La simplicité de la langue - quatrième raison - fait partie de la subtile panoplie littéraire de la romancière. Ou plutôt l'apparente simplicité. La phrase ne cherche pas midi à quatorze heures, mais le sens, parfois, est plus subtil qu'il n'y paraît. N'oublions pas que Nothomb est philologue. Dans Ni d'Eve ni d'Adam, la scène de la demande en mariage est un exemple de la perversité du langage. Enfin, Amélie Nothomb est ce genre de personnage que les médias adorent. Exubérant mais timide, volubile mais secret - bref, romanesque. L'alcool, la vitesse, les pieds nus sur les pédales, les casinos ont poursuivi Sagan jusqu'à sa mort. On ne parlera donc pas des chapeaux, mitaines, godillots, rouge à lèvres ou autres fruits pourris attachés à jamais comme des poissons d'avril à la tunique d'Amélie Nothomb.
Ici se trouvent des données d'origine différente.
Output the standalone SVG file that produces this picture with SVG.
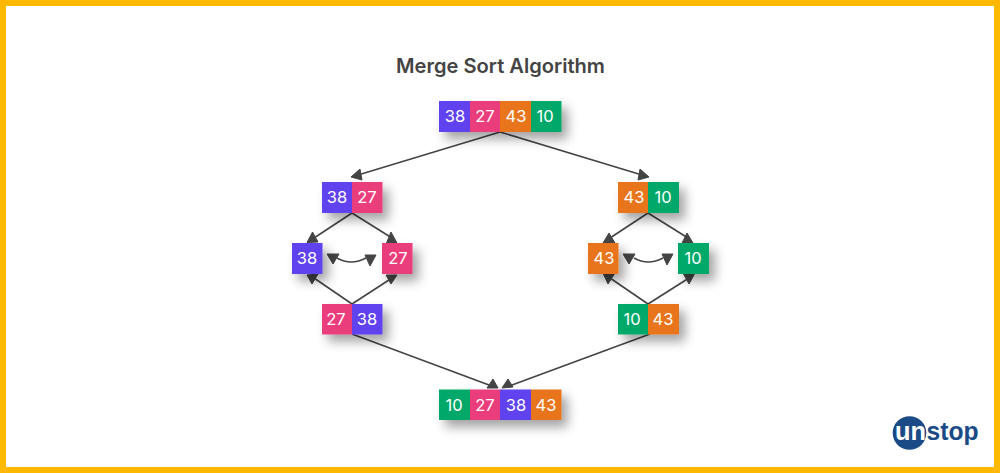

Lisons plutôt son dernier roman, considéré à l'unanimité comme un très bon cru, bon château, bonne année.

Une dernière chose : il est très agréable et même très reposant de lire un roman sans la moindre scène de sexe. Fait assez rare dans nos lettres contemporaines pour être remarqué.

* Albin Michel, 245 p., 17,90 euros.